Advice for Track and Field Athletes
Joyner-Kersee made an impromptu stop to chat with IWU Track and Field Athletes. She told them how an injury before her first Olympics in 1984 kept her mind focused too much on potential pain and dashed her hopes for a gold medal in the heptathlon which she was favored to win. "I'm not taking away anything from being a silver medalist but when you know in your heart your a gold medalist, it doesn't mean anything."
It was then she learned to always view herself as a champion crossing the finish line. "I said to myself if God blesses me to make another Olympic team, I want to be the toughest athlete out there mentally because physically I know I can do it but mentally ... injuries do that to us," she warned. Joyner-Kersee also advised the Wesleyan athletes to be careful who they keep company with because, as she put it, "Your friends? They might not be your friends. You gotta understand your goals and what it's going to take to reach your goals."

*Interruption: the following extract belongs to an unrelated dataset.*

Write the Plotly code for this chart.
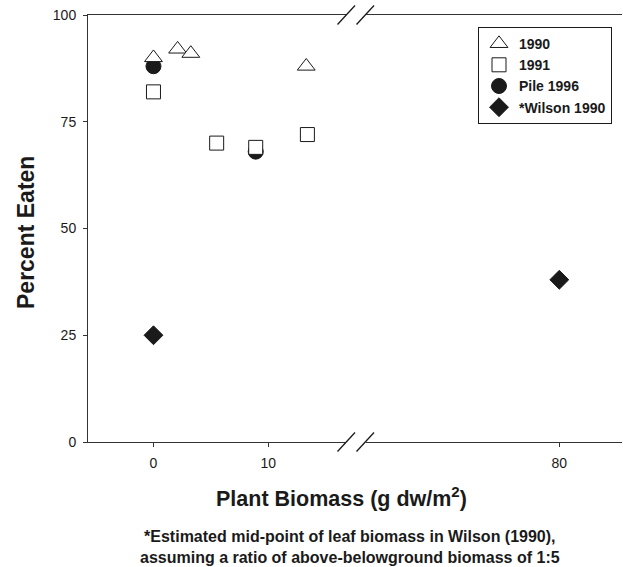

Organizers agreed Joyner-Kersee was one of the most personable and engaging keynote speakers for the annual event, now in its 19th year. She joked with several dozen participants as she led them in warm-ups on the Shirk Center track. "Control! You gotta control it. Common "flip flop group" you gotta roll it in she said laughing while demonstrating her last warm-up which had attendees flat back, feet in the air, doing small circles while forearms and hands rested on the ground.
Joyner-Kersee is from East St. Louis and when she retired, she started the Jackie Joyner-Kersee Youth Center Foundation to encourage young people there to get involved in sports while also teaching them life skills. In 2007, she also helped establish Athletes for Hope with partners including Andre Agassi, Muhammad Ali and Mia Hamm.